Bishop Cozzens also explained that Blessed Paul VI wrote about a natural way for couples to postpone pregnancy known as natural family planning, or NFP. Its methods work with a woman’s natural fertility cycles.

“Natural family planning is not what most people call the ‘rhythm method.’ That was the earliest version,” Bishop Cozzens said.

“Thankfully, we have modern science applied to human fertility that allows us to understand what natural family planning is. One can regulate sexual activity either to try to conceive a child or if necessary, for a grave reason, to avoid conceiving a child.”

Bishop Cozzens said it differs from contraception because it “actually requires discipline” and chastity. He added that Blessed Paul VI wrote that such discipline helps “husband and wife develop their personalities, be enriched with spiritual values” and “strengthens who you are and makes you able to make more of a gift of yourself.” It makes a marriage stronger, Bishop Cozzens explained.

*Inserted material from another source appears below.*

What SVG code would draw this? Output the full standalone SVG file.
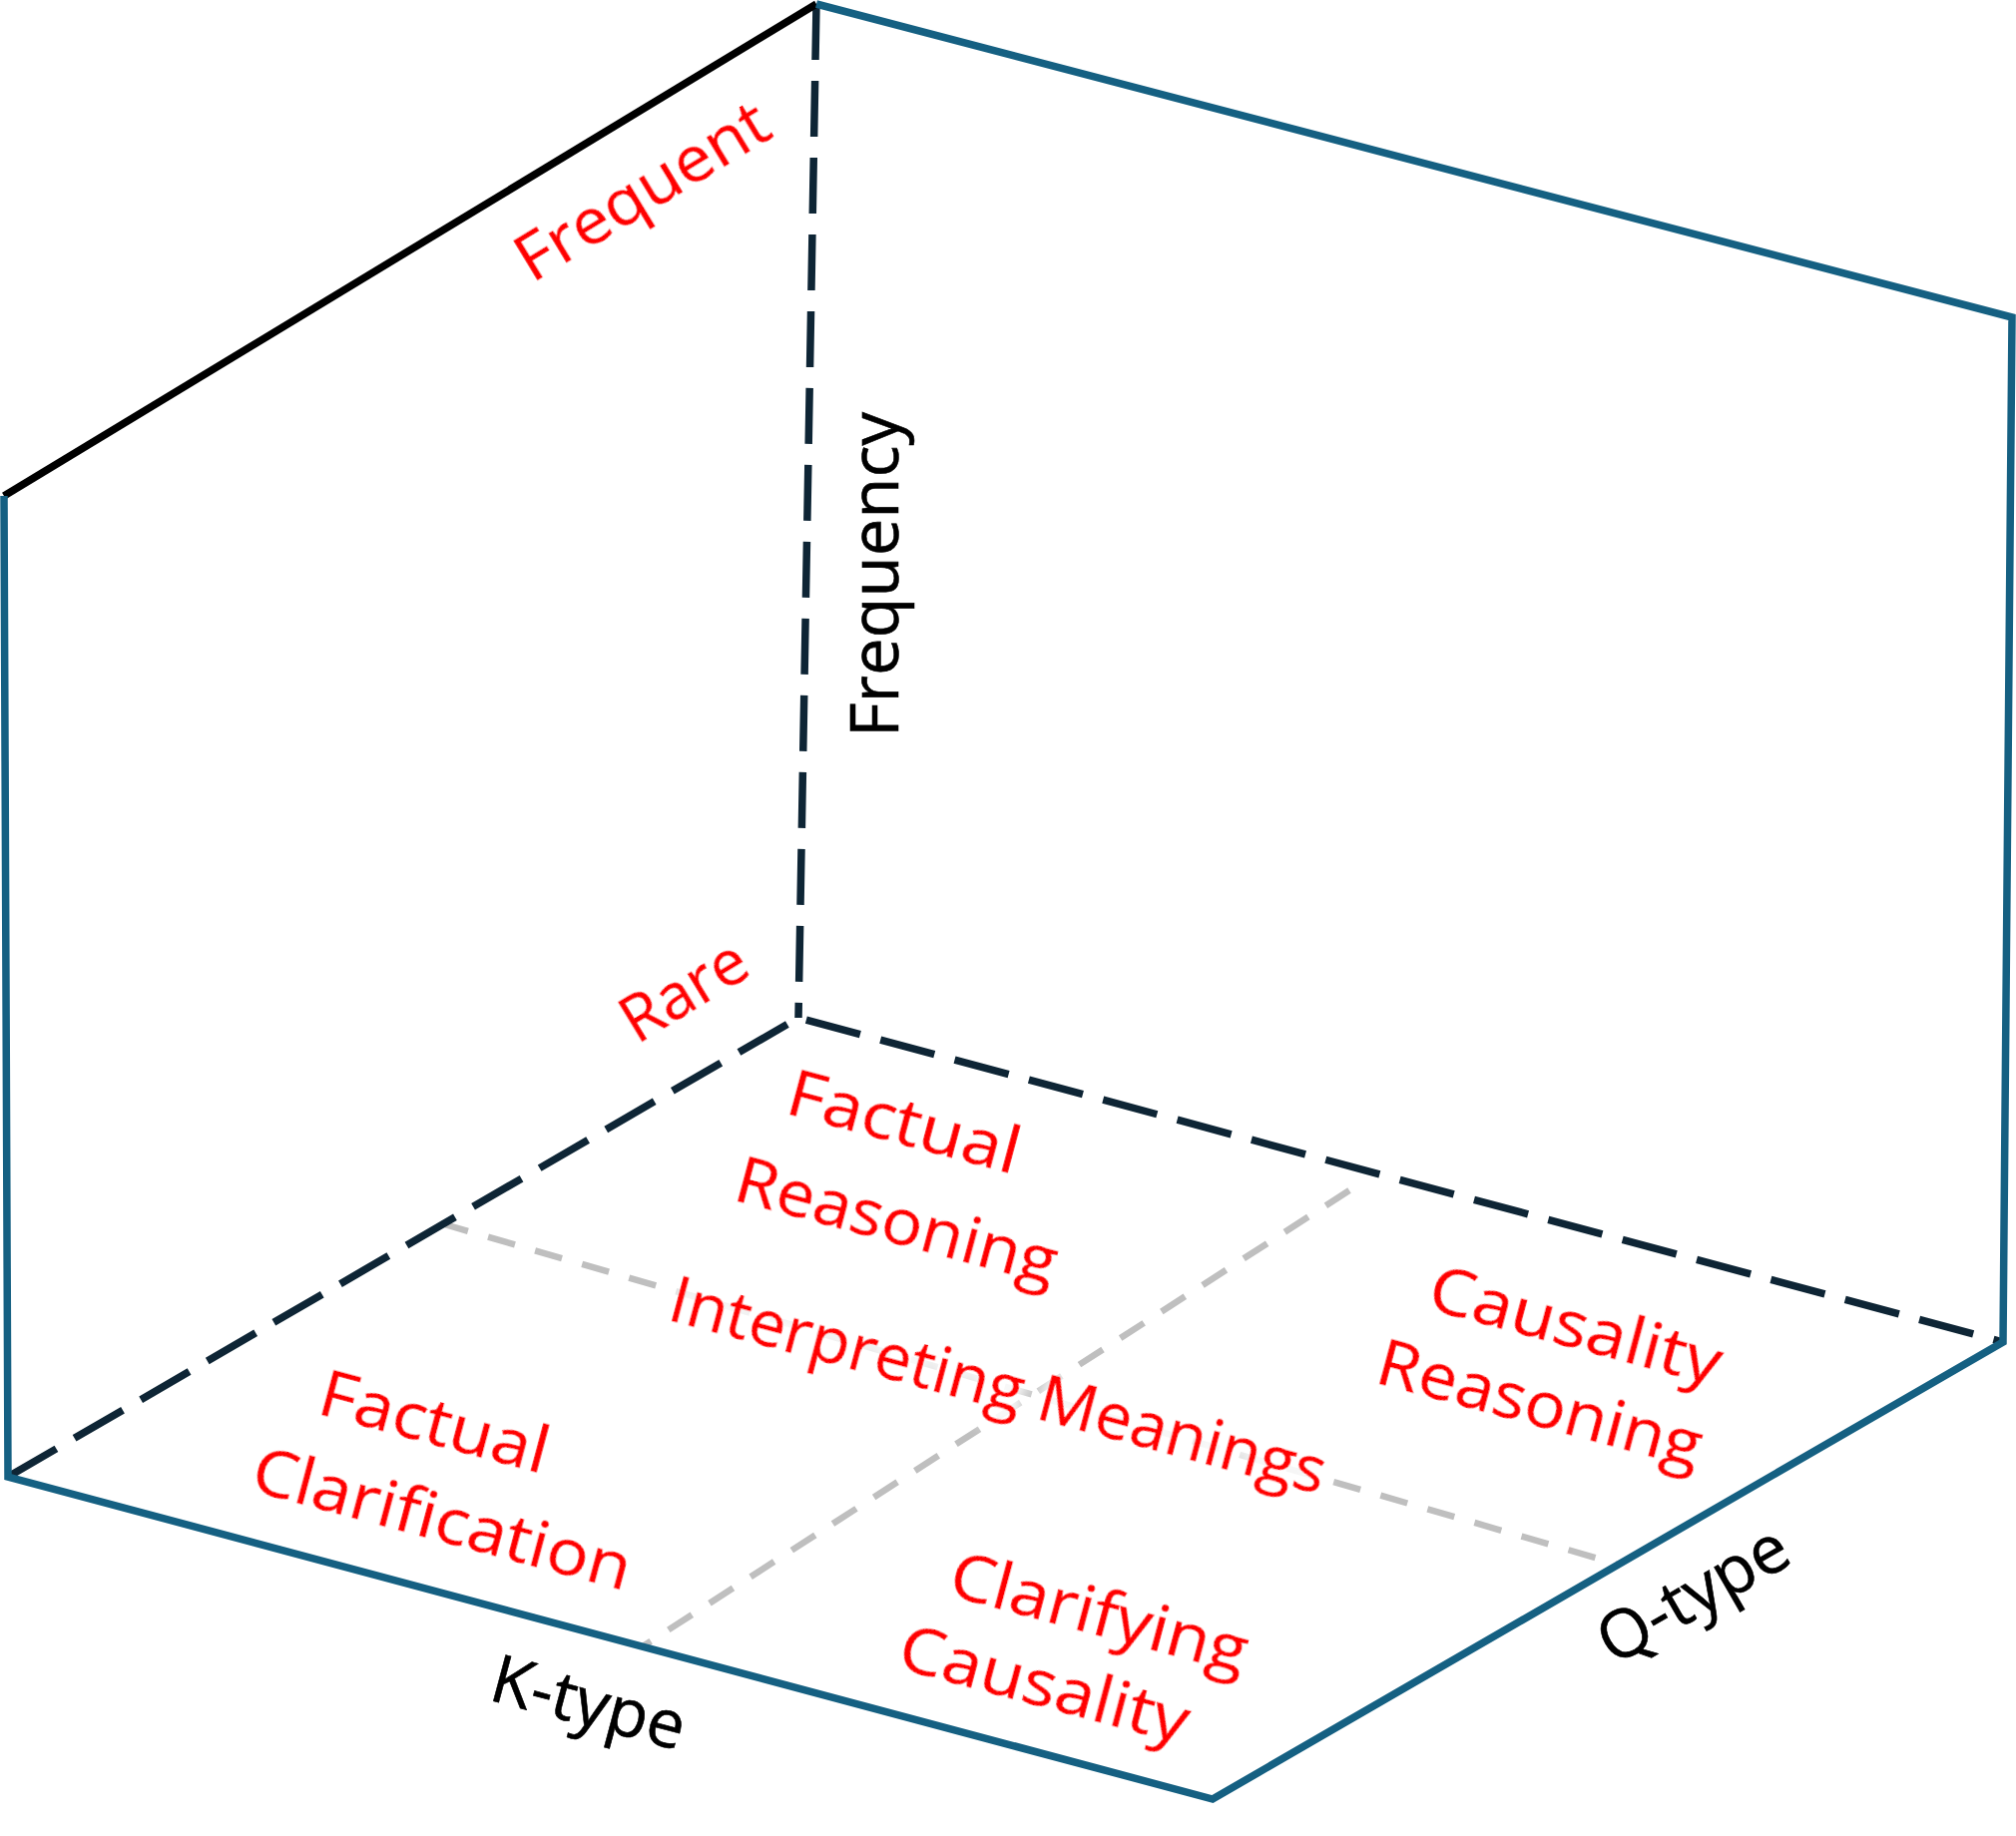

“This is why the ‘easy vasectomy’ is not so easy,” he said. “What it actually does is it gives you permission to give free reign to your selfishness, and that’s not going to strengthen your love.”

Bishop Cozzens said the spacing of children is a matter of discernment for families, and that the Church trusts them with that responsibility. Many of the questions from the young adults following the talk related to questions of spacing and family size, which the Church also leaves open to discernment.

One young adult asked what constitutes a “serious reason” to use NFP to delay having a child or more children. Bishop Cozzens said that takes serious, prayerful discernment for the couple. It could be related to economic reasons, health or education, he added.

“I think it would have to be something that would be damaging to myself, my spouse or my current children,” Bishop Cozzens said about serious reasons. “In other words, it has to be a greater good I’m protecting [by avoiding pregnancy].”

Young adults in attendance said they appreciated the bishop’s insight and guidance in exploring one of the Church’s most challenging teachings.

“I thought that the way the bishop talked about all of this really led a receptive audience to asking some really tough questions,” said Grace Kane, 25, a law school student at the University of Iowa. “I appreciated gaining the knowledge and also being in an environment where we can openly and freely and without guilt ask questions that we’ve seen in our life, in our work [and] whatever else we do outside of the Church.”